Well, since man can’t raise his voice against a wife, God has allowed Ah to snore his dreams delight and his kinasadut, all night. But Ah’s Missus won’t have such sitting down and warned if he ain’t going to learn to grow something on discarded cans, containers and the like, he may as well live lonely by his lonesome, because he’s going to lose a wife.
So Ah applied one day for a gardening job in a very large farm somewhere in San Jose, California, US.
At the US Embassy for the visa interview, the US officer asked, “Where to in the US?”
Ah: “San Jose, California.”
US Officer: “It’s pronounced as San Hosey. Letter J is pronounced as H in the US, understand?”
Ah: “Oh, okay, okay.”
US Officer: “Why do you want to go to San Hosey?”
Ah: “Because I am hobless (jobless) and will seek work there to hustify (justify) my staying in US.”
US Officer: “So how long do you plan to be in San Josey?”
Ah: “From Hanuary (January) to Hune June) or Huly (July).”
Ah’s visa was downright rejected.
Like Yangot and Domogan, determined to make urban farming in the city a fruitful endeavor while valuing their native agricultural dignity, we, like the two gentlemen, would prefer to lord it over a clump of soil with nobody to please but your own souls, compared to the grinds that are apt to enter so largely into professional, political, mercantile and other works.
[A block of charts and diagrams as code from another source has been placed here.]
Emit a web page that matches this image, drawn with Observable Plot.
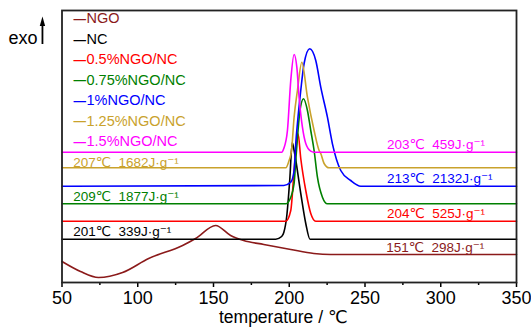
<!DOCTYPE html>
<html>
<head>
<meta charset="utf-8">
<script src="https://cdn.jsdelivr.net/npm/d3@7"></script>
<script src="https://cdn.jsdelivr.net/npm/@observablehq/plot@0.6"></script>
<style>
  html, body { margin: 0; padding: 0; background: #fff; }
  #chart svg { display: block; }
</style>
</head>
<body>
<div id="chart"></div>
<script>
// ---- Data (temperature in °C, heat flow in arbitrary units) ----
const seriesNames  = ["NGO", "NC", "0.5%NGO/NC", "0.75%NGO/NC", "1%NGO/NC", "1.25%NGO/NC", "1.5%NGO/NC"];
const seriesColors = ["#8b1a1a", "#000000", "#ff0000", "#008000", "#0000ff", "#c9a22c", "#ff00ff"];

const ngoT = [50, 62.2, 74.1, 90.0, 107.2, 129.6, 138.2, 151.4, 161.3, 169.9, 183.2, 201.0, 216.2, 227.3, 350];
const ngoV = [2.1, 1.1, 0.5, 1.0, 2.4, 3.7, 4.4, 5.7, 4.7, 4.2, 3.8, 3.3, 2.9, 2.8, 2.8];

const ncT = [50, 191.1, 195.0, 196.4, 198.4, 200.3, 202.0, 203.2, 207.6, 210.9, 213.7, 350];
const ncV = [4.33, 4.33, 4.6, 5.0, 6.7, 10.2, 14.0, 13.2, 8.9, 5.9, 4.33, 4.33];

const red05T = [50, 197.7, 201.0, 203.2, 205.0, 205.8, 207.6, 210.9, 214.2, 217.5, 350];
const red05V = [6.13, 6.13, 7.2, 11.2, 14.2, 14.87, 12.4, 9.2, 6.9, 6.13, 6.13];

const grn075T = [50, 197.7, 201.0, 203.2, 204.3, 205.8, 207.1, 209.4, 212.0, 214.2, 216.4, 218.6, 221.9, 225.2, 350];
const grn075V = [7.87, 7.87, 8.53, 9.9, 12.2, 15.2, 17.2, 18.37, 17.2, 15.2, 13.2, 10.53, 8.53, 7.87, 7.87];

const blu1T = [50, 196.4, 201.0, 203.2, 204.3, 205.4, 207.6, 209.8, 213.5, 217.5, 220.8, 225.2, 228.5, 234.0, 240.6, 247.2, 350];
const blu1V = [9.63, 9.7, 10.03, 11.2, 13.9, 15.9, 19.2, 21.9, 23.37, 22.2, 19.53, 16.53, 13.87, 11.2, 10.2, 9.63, 9.63];

const gld125T = [50, 197.7, 199.9, 201.5, 203.2, 205.4, 208.3, 212.0, 216.4, 219.7, 220.8, 223.0, 226.3, 350];
const gld125V = [11.47, 11.47, 12.2, 13.2, 16.53, 19.2, 22.03, 18.53, 15.2, 13.2, 12.9, 11.9, 11.47, 11.47];

const mag15T = [50, 195.0, 196.4, 198.8, 201.0, 203.2, 205.0, 206.5, 208.7, 210.9, 214.2, 216.2, 350];
const mag15V = [13.03, 13.03, 13.4, 15.2, 20.2, 22.8, 21.53, 18.53, 15.53, 13.9, 13.13, 13.03, 13.03];

const seriesT = [ngoT, ncT, red05T, grn075T, blu1T, gld125T, mag15T];
const seriesV = [ngoV, ncV, red05V, grn075V, blu1V, gld125V, mag15V];

// Peak annotations
const annoText   = ["207℃\u00a0\u00a01682J·g⁻¹", "209℃\u00a0\u00a01877J·g⁻¹", "201℃\u00a0\u00a0339J·g⁻¹",
                    "203℃\u00a0\u00a0459J·g⁻¹", "213℃\u00a0\u00a02132J·g⁻¹", "204℃\u00a0\u00a0525J·g⁻¹", "151℃\u00a0\u00a0298J·g⁻¹"];
const annoSeries = [5, 3, 1, 6, 4, 2, 0];
const annoT      = [57.4, 57.4, 57.4, 264.5, 264.5, 264.5, 264.0];
const annoV      = [12.0, 8.63, 5.1, 13.8, 10.37, 6.93, 3.47];

const majorTicks = [50, 100, 150, 200, 250, 300, 350];
const minorTicks = [75, 125, 175, 225, 275, 325];
const xLabel = "temperature / ℃";
const yLabel = "exo";

// ---- Build tables ----
const curves = seriesNames.map((name, i) =>
  seriesT[i].map((t, j) => ({series: name, t, v: seriesV[i][j]})));
const annos = annoText.map((text, i) => ({text, t: annoT[i], v: annoV[i], color: seriesColors[annoSeries[i]]}));

const narrowTriangle = {
  draw(ctx) { ctx.moveTo(0, -5); ctx.lineTo(2.7, 4.5); ctx.lineTo(-2.7, 4.5); ctx.closePath(); }
};

const font = "'Liberation Sans', Arial, 'DejaVu Sans', sans-serif";

const chart = Plot.plot({
  width: 531,
  height: 334,
  marginLeft: 61.5,
  marginRight: 15,
  marginTop: 10,
  marginBottom: 52,
  style: {fontFamily: font, background: "#fff", color: "#000", overflow: "visible"},
  x: {domain: [50, 350]},
  y: {domain: [0, 27.2], axis: null},
  marks: [
    ...curves.map((data, i) => Plot.line(data, {
      x: "t", y: "v", stroke: seriesColors[i], strokeWidth: 1.6, curve: "monotone-x"
    })),
    Plot.text(annos, {x: "t", y: "v", text: "text", fill: "color", textAnchor: "start", fontSize: 13.5}),
    ...seriesNames.map((name, i) => Plot.text(["—"], {
      frameAnchor: "top-left", dx: 11.5, dy: 8.6 + i * 20.45, textAnchor: "start",
      lineAnchor: "middle", fill: seriesColors[i], fontSize: 12.5, fontWeight: "bold"
    })),
    ...seriesNames.map((name, i) => Plot.text([name], {
      frameAnchor: "top-left", dx: 24.5, dy: 8.3 + i * 20.45, textAnchor: "start",
      lineAnchor: "middle", fill: seriesColors[i], fontSize: 14.5
    })),
    Plot.axisX(majorTicks, {tickSize: 5, tickPadding: 4, strokeWidth: 1.5, fontSize: 18, label: null}),
    Plot.axisX(minorTicks, {tickSize: 3, strokeWidth: 1.5, text: null, label: null}),
    Plot.text([xLabel], {frameAnchor: "bottom", dy: 40, dx: -6, fontSize: 17.5}),
    Plot.text([yLabel], {frameAnchor: "top-left", dx: -53.5, dy: 21, textAnchor: "start", fontSize: 18}),
    Plot.ruleX([37.1], {y1: 23.8, y2: 25.6, stroke: "#000", strokeWidth: 1.8}),
    Plot.dot([37.1], {x: d => d, y: () => 26.1, symbol: narrowTriangle, fill: "#000", stroke: "none"}),
    Plot.frame({stroke: "#222", strokeWidth: 1.8})
  ]
});
document.getElementById("chart").appendChild(chart);
</script>
</body>
</html>
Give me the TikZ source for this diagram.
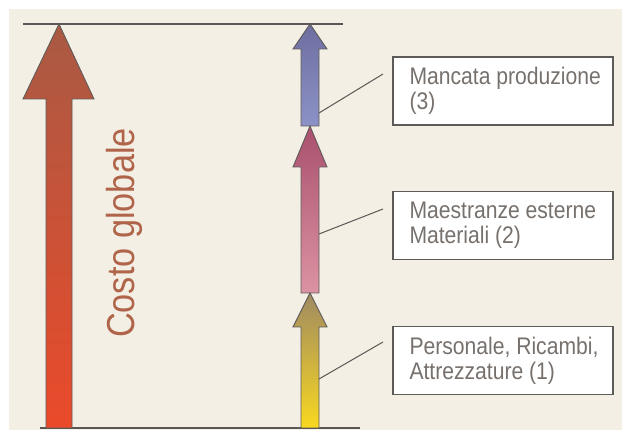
\documentclass[tikz,border=0pt]{standalone}
\usepackage{fontspec}
\newfontfamily\condfont[FakeStretch=0.88]{Liberation Sans}
\definecolor{bg}{HTML}{F3EFE5}
\definecolor{rulecol}{HTML}{5A5756}
\definecolor{edgecol}{HTML}{5E5A58}
\definecolor{txtgray}{HTML}{77716D}
\definecolor{costcol}{HTML}{B0654A}
\definecolor{bigtop}{HTML}{A95A44}
\definecolor{bigbot}{HTML}{EA4A2A}
\definecolor{bluetop}{HTML}{6E6EA0}
\definecolor{bluebot}{HTML}{8C92C6}
\definecolor{pinktop}{HTML}{A9506E}
\definecolor{pinkbot}{HTML}{DC93A2}
\definecolor{yeltop}{HTML}{A08A62}
\definecolor{yelbot}{HTML}{F8D820}
\begin{document}
\begin{tikzpicture}[x=1pt,y=-1pt,
  rule/.style={draw=rulecol,line width=1.5pt},
  arrowshape/.style={draw=edgecol,line width=0.9pt,line join=miter},
  leader/.style={draw=rulecol,line width=1pt},
  labelbox/.style={draw=edgecol,line width=1.4pt,fill=white,minimum width=220pt,minimum height=68pt,inner sep=0pt},
  lbl/.style={font=\condfont\fontsize{24}{25}\selectfont,text=txtgray,align=left,inner sep=0pt},
  biglbl/.style={font=\condfont\fontsize{39}{40}\selectfont,text=costcol,inner sep=0pt}]
\useasboundingbox (0,0) rectangle (622,430);
\fill[white] (0,0) rectangle (622,430);
\fill[bg] (9,9) rectangle (622,430);
% reference lines
\coordinate (tl) at (23,24); \coordinate (tr) at (343,24);
\coordinate (bl) at (40,428); \coordinate (br) at (360,428);
\draw[rule] (tl) -- (tr);
\draw[rule] (bl) -- (br);
% big arrow
\shadedraw[arrowshape,top color=bigtop,bottom color=bigbot]
  (59,24) -- (94,99) -- (72,99) -- (72,428) -- (46,428) -- (46,99) -- (23,99) -- cycle;
% stacked arrows
\shadedraw[arrowshape,top color=bluetop,bottom color=bluebot]
  (310,24) -- (327,49) -- (319,49) -- (319,126) -- (301,126) -- (301,49) -- (293,49) -- cycle;
\shadedraw[arrowshape,top color=pinktop,bottom color=pinkbot]
  (310,126) -- (327,167) -- (319,167) -- (319,293) -- (301,293) -- (301,167) -- (293,167) -- cycle;
\shadedraw[arrowshape,top color=yeltop,bottom color=yelbot]
  (310,293) -- (327,327) -- (319,327) -- (319,428) -- (301,428) -- (301,327) -- (293,327) -- cycle;
% vertical label
\node[biglbl,rotate=90,anchor=base] (cg) at (134,233) {Costo globale};
% boxes
\node[labelbox] (b3) at (503,91) {};
\node[labelbox] (b2) at (503,225.5) {};
\node[labelbox] (b1) at (503,360.5) {};
\node[lbl,anchor=west] (t3) at ([xshift=17pt]b3.west) {Mancata produzione\\(3)};
\node[lbl,anchor=west] (t2) at ([xshift=17pt]b2.west) {Maestranze esterne\\Materiali (2)};
\node[lbl,anchor=west] (t1) at ([xshift=17pt]b1.west) {Personale, Ricambi,\\Attrezzature (1)};
% leaders
\coordinate (s3) at (383,74);  \coordinate (p3) at (319,113);
\coordinate (s2) at (383,209); \coordinate (p2) at (319,234);
\coordinate (s1) at (383,342); \coordinate (p1) at (319,379);
\draw[leader] (s3) -- (p3);
\draw[leader] (s2) -- (p2);
\draw[leader] (s1) -- (p1);
\end{tikzpicture}
\end{document}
Honest labor is all that a clump of soil requires, and it yields a due return, and as Domogan and Yangot have shown so, no favors dearly purchased with the surrender of your dignity, honor, independence and mortal feelings.
No mortal can say of urban gardening, “I have served a faithless master.” No, no one can say that. The truth lies among tillers of the soil who’ll tell you gardening is honest toil, naked beauty and you, the gardinero master of ceremony.
Plant something even in that little space and we – like Domogan, Yangot and other urban gardeners – find out that plants, even when deformed never hide it but willingly show their unique and naked beauty – like Mother Nature, mistress of ceremony, never smiles to betray the toiling gardinero.